Forces on stationary particles in near-bed turbulent flows

In natural flows, bed sediment particles are entrained and moved by the fluctuating forces, such as lift and drag, exerted by the overlying flow on the particles. To develop a better understanding of these forces and the relation of the forces to the local flow, the downstream and vertical components of force on near-bed fixed particles and of fluid velocity above or in front of them were measured synchronously at turbulence-resolving frequencies (200 or 500 Hz) in a laboratory flume. Measurements were made for a spherical test particle fixed at various heights above a smooth bed, above a smooth bed downstream of a downstream-facing step, and in a gravel bed of similarly sized particles as well as for a cubical test particle and 7 natural particles above a smooth bed.
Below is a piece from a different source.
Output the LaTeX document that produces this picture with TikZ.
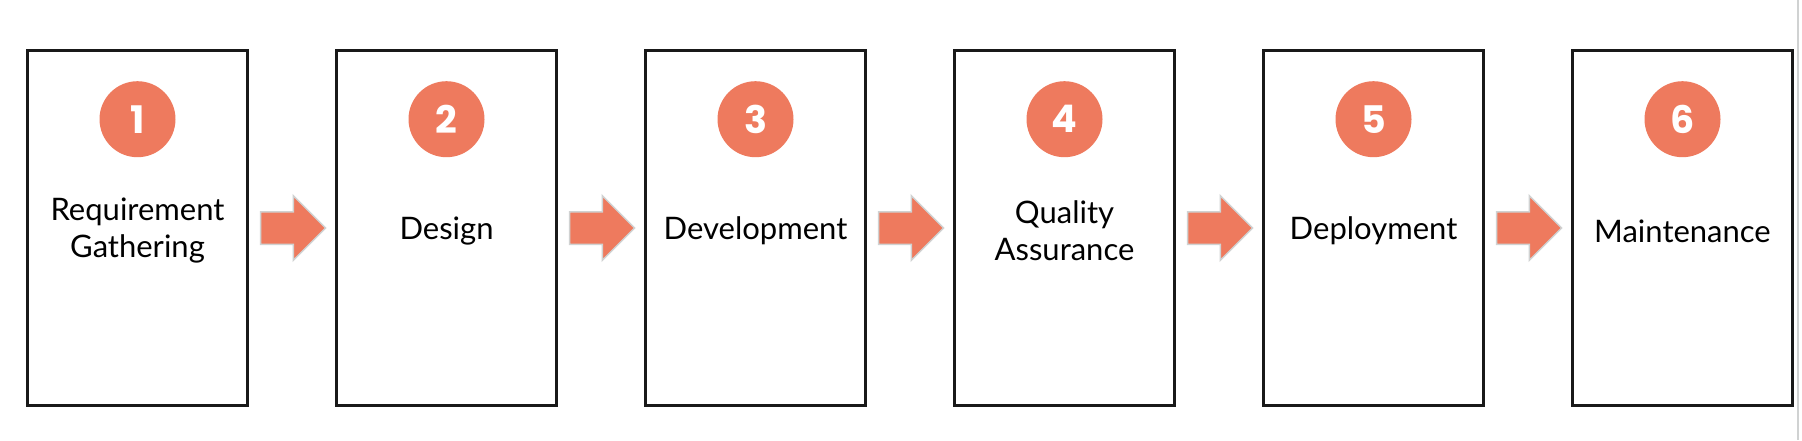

Horizontal force was well correlated with downstream velocity and not correlated with vertical velocity or vertical momentum flux. The standard drag formula worked well to predict the horizontal force, but the required value of the drag coefficient was significantly higher than generally used to model bed load motion. For the spheres, cubes, and natural particles, average drag coefficients were found to be 0.76, 1.36, and 0.91, respectively. For comparison, the drag coefficient for a sphere settling in still water at similar particle Reynolds numbers is only about 0.4. The variability of the horizontal force relative to its mean was strongly increased by the presence of the step and the gravel bed. Peak deviations were about 30% of the mean force for the sphere over the smooth bed, about twice the mean with the step, and 4 times it for the sphere protruding roughly half its diameter above the gravel bed. Vertical force correlated poorly with downstream velocity, vertical velocity, and vertical momentum flux whether measured over or ahead of the test particle. Typical formulas for shear-induced lift based on Bernoulli's principle poorly predict the vertical forces on near-bed particles. The measurements suggest that particle-scale pressure variations associated with turbulence are significant in the particle momentum balance.